Children’s books…Mrs. Piggle Wiggle series.
Never got this read.
A wrinkle in time
There was just a movie made from this.
The movie wasn’t terrible but as Disney always does, a wonderful story was made kind of bland. The good thing is that renewed attention has been brought to this amazing book series
Now we have a movie, I don’t think it can be classified as ‘forgotten’.
Right. So right. Fantastic. Did you see the movie? I couldn’t do it. Already had this treasure cast and costumed and couldn’t stand to have my heart broken.
I liked the movie and I even have the graphics novel about wrinkle in time
Friendly Persuasion by Jessamyn West, Mistress of Mellyn by Victoria Holt, From The Terrace by John O’Hara
Random Harvest — fantastic book which is, unfortunately, out of print!
Fabulous movie, too!
Elsie Dinsmore series
Far from the maddening crowd by Thomas Hardy
I read this for a masters class many years ago and was riveted.
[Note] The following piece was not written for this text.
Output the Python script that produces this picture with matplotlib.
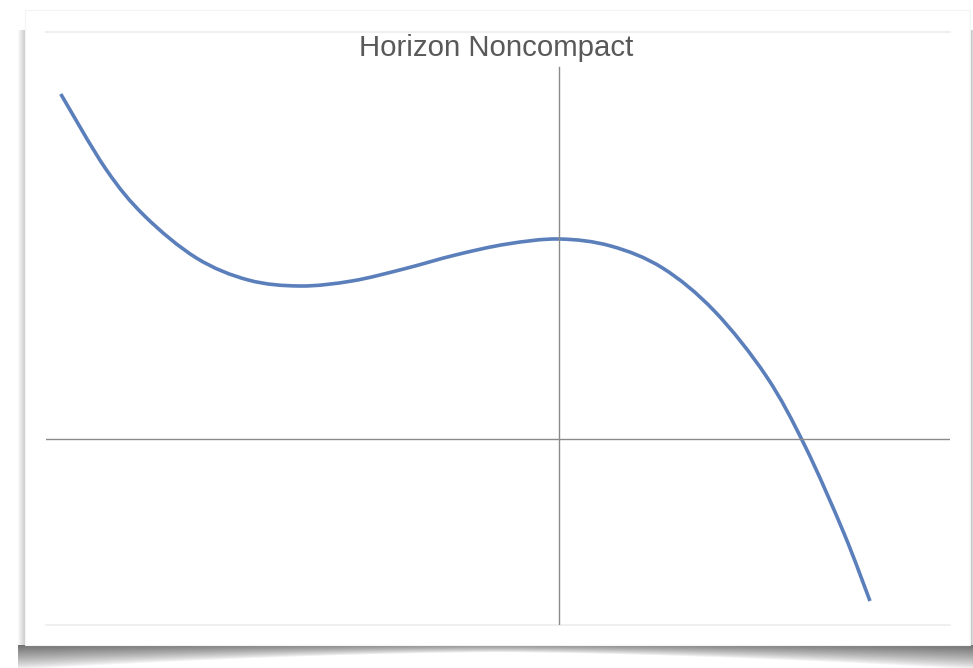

I always surprised how many people think The Scarlet Pimpernel was just a movie. They need “to seek him here, seek him there, seek him everywhere.”
The movie with Anthony Andrews is so much better than the book, which I just found silly. Mr. Andrews in the tight pants fencing, on the other hand . . .
This is the book where I learned the word “fop”.
I have to lock my eyeballs in place whenever someone, when discussing a movie comments “oh, that’s a book, too?” ?
A Thanksgiving Memory by Truman Capote
Love his writing
The first Capote book I read was In Cold Blood when I was a Criminal Justice major in college. When I read a Christmas Memory it was such diversion from the first book I read that I couldn’t believe it was the same writer. Of course I went on to read many of his books and found him to be as complex in his writing as in his life.
A Christmas in Wales.
Yes! By Dylan Thomas!
Yes.
Tess from Thomas Hardy
Loved it, but wow, Tess could NOT catch a break!! Also, Jude the Obsure.
Hardy is amazing.
The American by Henry James
Also, Washington Square, by Henry James
Henry James, elegant writer.
And, Portrait of a Lady.
I read Lorna Doone by R.D. Blackmore last year.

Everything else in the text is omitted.